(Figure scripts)

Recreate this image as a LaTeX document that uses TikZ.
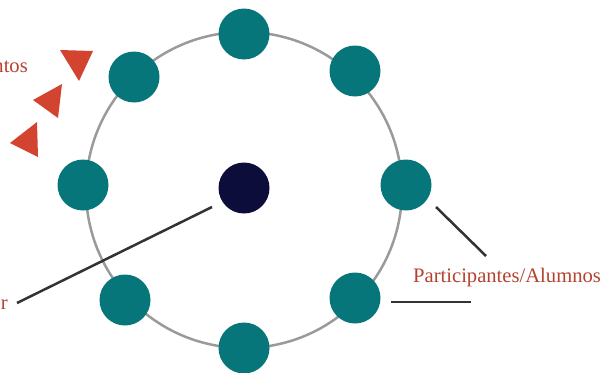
\documentclass[tikz,border=0pt]{standalone}
\usepackage{fontspec}
\setmainfont{Liberation Serif}
\usetikzlibrary{arrows.meta}
\definecolor{nodeteal}{HTML}{07767A}
\definecolor{nodenavy}{HTML}{0D0D3B}
\definecolor{labelred}{HTML}{B5412F}
\definecolor{markred}{HTML}{D24430}
\definecolor{ringgray}{HTML}{9A9A9A}
\definecolor{linegray}{HTML}{333333}

\begin{document}
\begin{tikzpicture}[x=1pt,y=-1pt]
\useasboundingbox (0,0) rectangle (604,372);

% ring
\node (ring) [circle,draw=ringgray,line width=2.5pt,minimum size=316pt,inner sep=0pt] at (244,190) {};

\begin{scope}[every node/.style={circle,fill=nodeteal,minimum size=51pt,inner sep=0pt}]
    \node (N) at (244,34) {};
    \node (NE) at (355,71) {};
    \node (NW) at (134,77) {};
    \node (W) at (83,185) {};
    \node (E) at (406,185) {};
    \node (SW) at (125,300) {};
    \node (SE) at (355,298) {};
    \node (S) at (244,348) {};
\end{scope}
\node (C) [circle,fill=nodenavy,minimum size=51pt,inner sep=0pt] at (244,188) {};

% labels
\begin{scope}[every node/.style={text=labelred,font=\fontsize{20.6}{24}\selectfont,inner sep=0pt}]
    \node (mov) [anchor=base east] at (28,72) {ntos};
    \node (fac) [anchor=base east] at (8,309) {r};
    \node (part) [anchor=base west] at (413,282) {Participantes/Alumnos};
\end{scope}

% pointers
\coordinate (f1) at (17,303);
\coordinate (f2) at (212,207);
\coordinate (p1) at (436,207);
\coordinate (p2) at (486,256);
\coordinate (q1) at (391,302);
\coordinate (q2) at (471,302);
\begin{scope}[every path/.style={draw=linegray,line width=2.5pt}]
    \path [-] (f1) edge (f2);
    \path [-] (p1) edge (p2);
    \path [-] (q1) edge (q2);
\end{scope}

% triangles
\begin{scope}[every path/.style={fill=markred}]
    \fill (60,50) -- (93,51) -- (79,81) -- cycle;
    \fill (33,100) -- (62,84) -- (58,118) -- cycle;
    \fill (10,143) -- (37,122) -- (38,157) -- cycle;
\end{scope}
\end{tikzpicture}
\end{document}
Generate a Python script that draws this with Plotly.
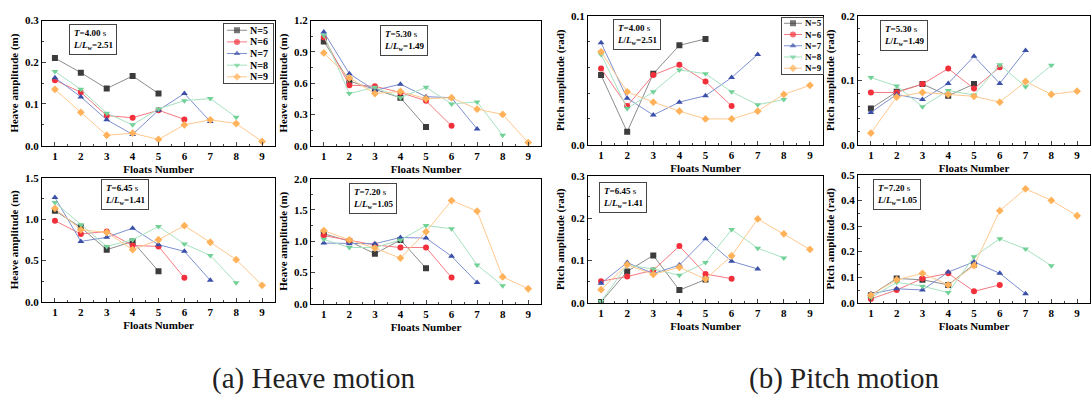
import plotly.graph_objects as go

floats = [1, 2, 3, 4, 5, 6, 7, 8, 9]
series_names = ["N=5", "N=6", "N=7", "N=8", "N=9"]

# Heave amplitude (m)
heave_t400 = [
    [0.210, 0.175, 0.137, 0.167, 0.125],
    [0.157, 0.128, 0.072, 0.067, 0.085, 0.063],
    [0.163, 0.117, 0.062, 0.027, 0.085, 0.125, 0.058],
    [0.178, 0.135, 0.078, 0.050, 0.088, 0.108, 0.113, 0.068],
    [0.135, 0.080, 0.025, 0.030, 0.015, 0.050, 0.062, 0.053, 0.010],
]
heave_t530 = [
    [1.00, 0.62, 0.54, 0.46, 0.18],
    [1.04, 0.58, 0.57, 0.51, 0.43, 0.19],
    [1.09, 0.69, 0.53, 0.59, 0.47, 0.46, 0.16],
    [1.06, 0.50, 0.56, 0.46, 0.56, 0.40, 0.42, 0.10],
    [0.89, 0.65, 0.50, 0.52, 0.45, 0.46, 0.35, 0.30, 0.03],
]
heave_t645 = [
    [1.10, 0.90, 0.63, 0.73, 0.37],
    [0.98, 0.82, 0.85, 0.68, 0.67, 0.29],
    [1.26, 0.73, 0.78, 0.89, 0.69, 0.61, 0.26],
    [1.20, 0.93, 0.67, 0.75, 0.91, 0.70, 0.56, 0.23],
    [1.13, 0.87, 0.84, 0.63, 0.75, 0.92, 0.72, 0.51, 0.20],
]
heave_t720 = [
    [1.12, 1.00, 0.80, 1.02, 0.57],
    [1.09, 1.01, 0.94, 0.90, 0.90, 0.42],
    [0.97, 0.96, 0.96, 1.06, 1.05, 0.76, 0.34],
    [1.03, 0.90, 0.90, 1.02, 1.25, 1.20, 0.62, 0.29],
    [1.17, 1.02, 0.89, 0.73, 1.15, 1.65, 1.48, 0.43, 0.24],
]
# Pitch amplitude (rad)
pitch_t400 = [
    [0.054, 0.010, 0.055, 0.077, 0.082],
    [0.059, 0.030, 0.054, 0.062, 0.049, 0.030],
    [0.079, 0.036, 0.023, 0.033, 0.038, 0.052, 0.070],
    [0.070, 0.028, 0.041, 0.058, 0.055, 0.041, 0.031, 0.035],
    [0.072, 0.041, 0.033, 0.026, 0.020, 0.020, 0.026, 0.039, 0.046],
]
pitch_t530 = [
    [0.056, 0.082, 0.094, 0.076, 0.094],
    [0.081, 0.081, 0.094, 0.118, 0.087, 0.120],
    [0.050, 0.078, 0.070, 0.095, 0.137, 0.095, 0.146],
    [0.104, 0.091, 0.059, 0.084, 0.077, 0.124, 0.090, 0.123],
    [0.018, 0.074, 0.081, 0.078, 0.075, 0.066, 0.098, 0.078, 0.083],
]
pitch_t645 = [
    [0.002, 0.074, 0.112, 0.030, 0.055],
    [0.051, 0.062, 0.077, 0.134, 0.068, 0.057],
    [0.046, 0.095, 0.069, 0.089, 0.151, 0.098, 0.080],
    [0.003, 0.089, 0.080, 0.065, 0.095, 0.173, 0.129, 0.106],
    [0.031, 0.090, 0.067, 0.084, 0.056, 0.111, 0.198, 0.163, 0.126],
]
pitch_t720 = [
    [0.030, 0.095, 0.090, 0.070, 0.150],
    [0.015, 0.050, 0.095, 0.115, 0.045, 0.070],
    [0.035, 0.055, 0.050, 0.120, 0.160, 0.115, 0.035],
    [0.020, 0.080, 0.065, 0.040, 0.180, 0.250, 0.210, 0.145],
    [0.030, 0.090, 0.115, 0.070, 0.145, 0.360, 0.445, 0.400, 0.340],
]

panel_periods = ["4.00", "5.30", "6.45", "7.20", "4.00", "5.30", "6.45", "7.20"]
panel_ratios = ["2.51", "1.49", "1.41", "1.05", "2.51", "1.49", "1.41", "1.05"]
heave_title = "Heave amplitude (m)"
pitch_title = "Pitch amplitude (rad)"
x_title = "Floats Number"
captions = ["(a) Heave motion", "(b) Pitch motion"]

W, H = 1092, 400
marker_colors = ["#3c3c3c", "#f2303c", "#3a4fa8", "#72d197", "#ffb25a"]
line_colors = ["#8c8c8c", "#f57a82", "#7d8fd0", "#a6e2bf", "#ffc88e"]
symbols = ["square", "circle", "triangle-up", "triangle-down", "diamond"]

# pixel boxes (left, top, right, bottom)
boxes = [
    (42, 15, 275, 144), (311, 15, 541, 144),
    (42, 177, 275, 305), (311, 178, 541, 307),
    (588, 10, 823, 143), (858, 10, 1090, 143),
    (588, 175, 823, 306), (858, 174, 1090, 306),
]
panel_data = [heave_t400, heave_t530, heave_t645, heave_t720,
              pitch_t400, pitch_t530, pitch_t645, pitch_t720]
yranges = [(0.3, 0.1, 0.05), (1.2, 0.3, 0.15), (1.5, 0.5, 0.25), (2.0, 0.5, 0.25),
           (0.1, 0.1, 0.02), (0.2, 0.1, 0.02), (0.3, 0.1, 0.05), (0.5, 0.1, 0.05)]
ann_centers = [(93, 35), (404, 36), (125, 194), (373, 198),
               (637, 29), (904, 30), (623, 197), (897, 194)]

font_family = "Liberation Serif"
fig = go.Figure()
layout = {}
annotations = []
for i, (box, data, yr) in enumerate(zip(boxes, panel_data, yranges)):
    k = "" if i == 0 else str(i + 1)
    l, t, r, b = box
    for j, ys in enumerate(data):
        fig.add_trace(go.Scatter(
            x=floats[:len(ys)], y=ys, name=series_names[j],
            mode="lines+markers",
            line=dict(color=line_colors[j], width=1),
            marker=dict(color=marker_colors[j], symbol=symbols[j], size=6,
                        line=dict(width=0)),
            xaxis="x" + k, yaxis="y" + k, showlegend=False,
        ))
    common = dict(showline=True, linecolor="black", linewidth=1, mirror=True,
                  ticks="inside", showgrid=False, zeroline=False,
                  tickfont=dict(family=font_family, size=11, color="black", weight="bold"))
    layout["xaxis" + k] = dict(
        domain=[l / W, r / W], anchor="y" + k, range=[0.5, 9.5],
        tickvals=floats, ticklen=4,
        minor=dict(ticks="inside", ticklen=2, tickvals=[x + 0.5 for x in range(0, 10)]),
        title=dict(text=x_title, standoff=4,
                   font=dict(family=font_family, size=11, color="black", weight="bold")),
        **common)
    ymax, dt, mdt = yr
    layout["yaxis" + k] = dict(
        domain=[1 - b / H, 1 - t / H], anchor="x" + k, range=[0, ymax],
        dtick=dt, tick0=0, tickformat=".1f", ticklen=4,
        minor=dict(ticks="inside", ticklen=2, dtick=mdt, tick0=0),
        title=dict(text=heave_title if i < 4 else pitch_title, standoff=4,
                   font=dict(family=font_family, size=11, color="black", weight="bold")),
        **common)
    cx, cy = ann_centers[i]
    annotations.append(dict(
        xref="paper", yref="paper", x=cx / W, y=1 - cy / H,
        xanchor="center", yanchor="middle", showarrow=False, align="left",
        text=(f"<b><i>T</i>={panel_periods[i]}</b> s<br>"
              f"<b><i>L</i>/<i>L</i><sub>w</sub>={panel_ratios[i]}</b>"),
        font=dict(family=font_family, size=9, color="black"),
        bordercolor="#444", borderwidth=1, borderpad=3, bgcolor="white",
    ))

# compact legends (inside heave T=4.00 panel and pitch T=4.00 panel)
legend_boxes = [(224, 19, 273, 79), (782, 12, 823, 70)]
for n, (l, t, r, b) in enumerate(legend_boxes):
    ax = str(9 + n)
    w, h = r - l, b - t
    step = h / 5.0
    layout["xaxis" + ax] = dict(domain=[l / W, r / W], anchor="y" + ax, range=[0, w],
                                showline=True, mirror=True, linecolor="#444", linewidth=1,
                                showgrid=False, zeroline=False, showticklabels=False,
                                ticks="", fixedrange=True)
    layout["yaxis" + ax] = dict(domain=[1 - b / H, 1 - t / H], anchor="x" + ax,
                                range=[h, 0], showline=True, mirror=True,
                                linecolor="#444", linewidth=1, showgrid=False,
                                zeroline=False, showticklabels=False, ticks="",
                                fixedrange=True)
    x0, x1, xt = (3, 23, 24) if n == 0 else (2, 20, 20.5)
    for j, name in enumerate(series_names):
        yc = step * (j + 0.5)
        fig.add_trace(go.Scatter(
            x=[x0, (x0 + x1) / 2, x1], y=[yc, yc, yc], mode="lines+markers",
            line=dict(color=line_colors[j], width=1),
            marker=dict(color=marker_colors[j], symbol=symbols[j], size=[0, 6, 0],
                        line=dict(width=0)),
            xaxis="x" + ax, yaxis="y" + ax, showlegend=False, hoverinfo="skip",
        ))
        annotations.append(dict(
            xref="x" + ax, yref="y" + ax, x=xt, y=yc, xanchor="left",
            yanchor="middle", showarrow=False, text=f"<b>{name}</b>",
            font=dict(family=font_family, size=10 if n == 0 else 9, color="black"),
        ))

for cap, cx in zip(captions, [313, 844]):
    annotations.append(dict(xref="paper", yref="paper", x=cx / W, y=1 - 384 / H,
                            xanchor="center", yanchor="middle", showarrow=False,
                            text=cap,
                            font=dict(family=font_family, size=29, color="#222")))

fig.update_layout(
    width=W, height=H, margin=dict(l=0, r=0, t=0, b=0),
    paper_bgcolor="white", plot_bgcolor="white", showlegend=False,
    annotations=annotations, **layout,
)
fig.write_html("out.html")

JOB - The lines from the start of the entries above through the one containing "(0,0) rectangle (604,372);" are to be retyped exactly, and no others. Pictures are left out.

TASK OUTPUT -
Recreate this image as a LaTeX document that uses TikZ.
\documentclass[tikz,border=0pt]{standalone}
\usepackage{fontspec}
\setmainfont{Liberation Serif}
\usetikzlibrary{arrows.meta}
\definecolor{nodeteal}{HTML}{07767A}
\definecolor{nodenavy}{HTML}{0D0D3B}
\definecolor{labelred}{HTML}{B5412F}
\definecolor{markred}{HTML}{D24430}
\definecolor{ringgray}{HTML}{9A9A9A}
\definecolor{linegray}{HTML}{333333}

\begin{document}
\begin{tikzpicture}[x=1pt,y=-1pt]
\useasboundingbox (0,0) rectangle (604,372);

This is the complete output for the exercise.